### What the task requires
Beginning with the first line below, please repeat the material exactly, ending with the line that includes "життєвому циклі: <tspan".

### Information shown
+===+
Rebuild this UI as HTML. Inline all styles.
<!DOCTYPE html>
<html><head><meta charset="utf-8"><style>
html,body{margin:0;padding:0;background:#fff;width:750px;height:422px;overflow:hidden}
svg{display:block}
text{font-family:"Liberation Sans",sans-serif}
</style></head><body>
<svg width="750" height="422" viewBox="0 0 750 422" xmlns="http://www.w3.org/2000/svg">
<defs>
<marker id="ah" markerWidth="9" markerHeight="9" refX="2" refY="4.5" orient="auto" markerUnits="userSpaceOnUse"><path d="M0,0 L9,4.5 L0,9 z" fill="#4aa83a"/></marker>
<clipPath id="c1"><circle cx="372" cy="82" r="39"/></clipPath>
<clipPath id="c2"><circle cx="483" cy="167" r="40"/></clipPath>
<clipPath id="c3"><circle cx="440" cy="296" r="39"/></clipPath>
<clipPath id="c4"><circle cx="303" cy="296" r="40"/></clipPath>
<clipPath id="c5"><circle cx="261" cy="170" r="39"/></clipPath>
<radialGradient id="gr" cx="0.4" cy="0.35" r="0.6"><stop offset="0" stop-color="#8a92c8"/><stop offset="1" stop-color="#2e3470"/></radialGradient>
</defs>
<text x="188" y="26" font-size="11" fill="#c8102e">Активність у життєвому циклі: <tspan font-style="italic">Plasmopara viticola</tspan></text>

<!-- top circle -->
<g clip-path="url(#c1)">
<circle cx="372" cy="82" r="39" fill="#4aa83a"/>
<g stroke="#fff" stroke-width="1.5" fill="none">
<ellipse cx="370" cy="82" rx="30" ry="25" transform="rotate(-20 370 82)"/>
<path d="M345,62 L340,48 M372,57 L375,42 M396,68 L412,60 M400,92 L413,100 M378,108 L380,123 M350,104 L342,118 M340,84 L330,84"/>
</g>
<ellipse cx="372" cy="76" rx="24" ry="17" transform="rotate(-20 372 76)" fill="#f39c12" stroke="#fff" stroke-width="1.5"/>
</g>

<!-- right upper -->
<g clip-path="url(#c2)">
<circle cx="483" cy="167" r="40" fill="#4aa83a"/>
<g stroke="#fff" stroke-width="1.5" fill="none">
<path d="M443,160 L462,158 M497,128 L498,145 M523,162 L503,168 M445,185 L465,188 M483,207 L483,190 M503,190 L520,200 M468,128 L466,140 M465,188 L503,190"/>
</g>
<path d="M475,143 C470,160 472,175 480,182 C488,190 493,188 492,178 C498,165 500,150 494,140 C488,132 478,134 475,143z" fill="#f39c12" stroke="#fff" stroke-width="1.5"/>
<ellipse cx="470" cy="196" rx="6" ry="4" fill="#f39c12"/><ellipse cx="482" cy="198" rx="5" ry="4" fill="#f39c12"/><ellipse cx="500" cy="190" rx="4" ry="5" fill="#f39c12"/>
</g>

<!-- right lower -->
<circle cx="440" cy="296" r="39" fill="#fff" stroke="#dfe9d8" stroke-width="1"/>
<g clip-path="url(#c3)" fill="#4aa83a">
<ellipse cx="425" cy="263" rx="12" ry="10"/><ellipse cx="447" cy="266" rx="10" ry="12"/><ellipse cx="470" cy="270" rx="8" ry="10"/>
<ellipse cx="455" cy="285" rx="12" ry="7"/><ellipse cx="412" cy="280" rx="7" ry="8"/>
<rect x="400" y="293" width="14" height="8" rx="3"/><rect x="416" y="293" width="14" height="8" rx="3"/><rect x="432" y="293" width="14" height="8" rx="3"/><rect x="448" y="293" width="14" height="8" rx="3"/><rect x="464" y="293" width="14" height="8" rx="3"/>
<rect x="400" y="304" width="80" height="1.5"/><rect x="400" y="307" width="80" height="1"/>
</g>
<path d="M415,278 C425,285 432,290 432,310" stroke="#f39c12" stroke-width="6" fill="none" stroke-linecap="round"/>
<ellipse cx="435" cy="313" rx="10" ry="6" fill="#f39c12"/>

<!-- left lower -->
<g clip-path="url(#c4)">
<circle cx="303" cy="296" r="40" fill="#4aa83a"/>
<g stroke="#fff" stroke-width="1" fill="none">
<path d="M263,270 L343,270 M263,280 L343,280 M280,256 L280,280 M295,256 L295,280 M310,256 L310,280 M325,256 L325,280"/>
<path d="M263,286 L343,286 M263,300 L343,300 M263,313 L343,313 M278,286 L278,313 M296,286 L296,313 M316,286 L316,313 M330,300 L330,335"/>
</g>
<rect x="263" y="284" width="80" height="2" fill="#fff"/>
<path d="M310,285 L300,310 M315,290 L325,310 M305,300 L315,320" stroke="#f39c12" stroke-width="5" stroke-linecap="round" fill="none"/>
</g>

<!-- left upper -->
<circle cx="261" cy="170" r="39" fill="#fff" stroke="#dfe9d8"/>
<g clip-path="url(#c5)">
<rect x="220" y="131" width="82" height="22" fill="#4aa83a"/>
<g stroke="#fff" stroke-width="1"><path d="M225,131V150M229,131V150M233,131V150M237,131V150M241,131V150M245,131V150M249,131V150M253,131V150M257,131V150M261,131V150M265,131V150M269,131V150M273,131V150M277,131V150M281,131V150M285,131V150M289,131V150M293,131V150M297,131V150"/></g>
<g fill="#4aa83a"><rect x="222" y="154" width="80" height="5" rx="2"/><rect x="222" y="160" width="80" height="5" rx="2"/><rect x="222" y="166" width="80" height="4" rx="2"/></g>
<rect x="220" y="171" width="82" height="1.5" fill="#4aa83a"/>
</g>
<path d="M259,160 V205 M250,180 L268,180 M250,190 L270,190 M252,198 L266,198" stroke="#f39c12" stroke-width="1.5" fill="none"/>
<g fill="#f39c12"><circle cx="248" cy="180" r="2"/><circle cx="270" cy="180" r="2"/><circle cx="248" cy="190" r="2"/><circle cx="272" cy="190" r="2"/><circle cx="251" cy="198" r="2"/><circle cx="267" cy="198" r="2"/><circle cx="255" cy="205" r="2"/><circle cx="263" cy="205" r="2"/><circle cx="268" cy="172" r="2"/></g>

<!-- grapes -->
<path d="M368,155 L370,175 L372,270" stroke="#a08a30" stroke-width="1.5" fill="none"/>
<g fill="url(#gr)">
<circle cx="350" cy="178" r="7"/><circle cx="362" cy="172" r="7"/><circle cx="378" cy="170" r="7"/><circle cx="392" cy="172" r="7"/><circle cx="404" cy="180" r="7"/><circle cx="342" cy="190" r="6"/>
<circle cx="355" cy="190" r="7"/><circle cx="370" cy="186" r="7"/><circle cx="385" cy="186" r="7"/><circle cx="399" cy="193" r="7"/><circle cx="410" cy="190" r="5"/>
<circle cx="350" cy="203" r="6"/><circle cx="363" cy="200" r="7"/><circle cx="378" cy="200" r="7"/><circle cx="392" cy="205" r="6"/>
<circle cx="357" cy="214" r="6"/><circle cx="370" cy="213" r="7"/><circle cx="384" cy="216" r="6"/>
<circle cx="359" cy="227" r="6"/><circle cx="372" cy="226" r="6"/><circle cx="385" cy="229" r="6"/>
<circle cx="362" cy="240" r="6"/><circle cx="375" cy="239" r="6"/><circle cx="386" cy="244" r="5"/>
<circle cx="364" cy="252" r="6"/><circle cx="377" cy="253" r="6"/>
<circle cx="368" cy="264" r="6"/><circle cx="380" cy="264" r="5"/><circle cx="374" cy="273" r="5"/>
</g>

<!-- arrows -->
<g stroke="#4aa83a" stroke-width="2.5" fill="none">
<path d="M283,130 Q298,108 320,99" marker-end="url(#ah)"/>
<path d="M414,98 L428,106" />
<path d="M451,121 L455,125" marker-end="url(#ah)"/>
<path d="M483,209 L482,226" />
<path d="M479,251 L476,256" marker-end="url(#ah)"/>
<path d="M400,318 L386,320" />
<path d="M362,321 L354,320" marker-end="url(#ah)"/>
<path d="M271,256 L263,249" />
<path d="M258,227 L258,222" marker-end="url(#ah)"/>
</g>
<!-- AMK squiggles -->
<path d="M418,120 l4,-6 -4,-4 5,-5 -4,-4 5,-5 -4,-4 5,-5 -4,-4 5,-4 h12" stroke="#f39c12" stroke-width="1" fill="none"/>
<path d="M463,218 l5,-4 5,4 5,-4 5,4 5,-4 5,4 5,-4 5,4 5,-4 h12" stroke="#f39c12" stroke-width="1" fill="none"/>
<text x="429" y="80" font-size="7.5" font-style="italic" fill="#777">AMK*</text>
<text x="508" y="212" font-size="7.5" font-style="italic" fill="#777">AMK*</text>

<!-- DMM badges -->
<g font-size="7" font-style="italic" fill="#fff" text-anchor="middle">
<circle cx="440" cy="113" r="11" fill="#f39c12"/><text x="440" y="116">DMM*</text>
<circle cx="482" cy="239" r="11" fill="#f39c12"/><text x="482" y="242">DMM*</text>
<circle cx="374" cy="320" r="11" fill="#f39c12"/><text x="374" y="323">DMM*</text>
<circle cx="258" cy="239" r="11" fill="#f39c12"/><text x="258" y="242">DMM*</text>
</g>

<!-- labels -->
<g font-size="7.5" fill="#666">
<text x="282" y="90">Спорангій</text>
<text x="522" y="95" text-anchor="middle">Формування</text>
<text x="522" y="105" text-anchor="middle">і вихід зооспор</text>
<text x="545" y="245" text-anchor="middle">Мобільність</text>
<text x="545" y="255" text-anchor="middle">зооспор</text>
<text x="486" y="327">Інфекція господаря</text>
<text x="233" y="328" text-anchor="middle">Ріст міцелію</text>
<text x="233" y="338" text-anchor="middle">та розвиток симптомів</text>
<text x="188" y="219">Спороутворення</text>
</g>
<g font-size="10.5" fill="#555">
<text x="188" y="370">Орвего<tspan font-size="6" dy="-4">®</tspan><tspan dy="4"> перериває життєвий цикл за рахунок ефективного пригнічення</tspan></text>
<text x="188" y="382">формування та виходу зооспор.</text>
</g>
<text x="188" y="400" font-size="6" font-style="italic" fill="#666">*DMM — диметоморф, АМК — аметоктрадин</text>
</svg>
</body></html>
+===+
### Output of the exercise
Rebuild this UI as HTML. Inline all styles.
<!DOCTYPE html>
<html><head><meta charset="utf-8"><style>
html,body{margin:0;padding:0;background:#fff;width:750px;height:422px;overflow:hidden}
svg{display:block}
text{font-family:"Liberation Sans",sans-serif}
</style></head><body>
<svg width="750" height="422" viewBox="0 0 750 422" xmlns="http://www.w3.org/2000/svg">
<defs>
<marker id="ah" markerWidth="9" markerHeight="9" refX="2" refY="4.5" orient="auto" markerUnits="userSpaceOnUse"><path d="M0,0 L9,4.5 L0,9 z" fill="#4aa83a"/></marker>
<clipPath id="c1"><circle cx="372" cy="82" r="39"/></clipPath>
<clipPath id="c2"><circle cx="483" cy="167" r="40"/></clipPath>
<clipPath id="c3"><circle cx="440" cy="296" r="39"/></clipPath>
<clipPath id="c4"><circle cx="303" cy="296" r="40"/></clipPath>
<clipPath id="c5"><circle cx="261" cy="170" r="39"/></clipPath>
<radialGradient id="gr" cx="0.4" cy="0.35" r="0.6"><stop offset="0" stop-color="#8a92c8"/><stop offset="1" stop-color="#2e3470"/></radialGradient>
</defs>
<text x="188" y="26" font-size="11" fill="#c8102e">Активність у життєвому циклі: <tspan font-style="italic">Plasmopara viticola</tspan></text>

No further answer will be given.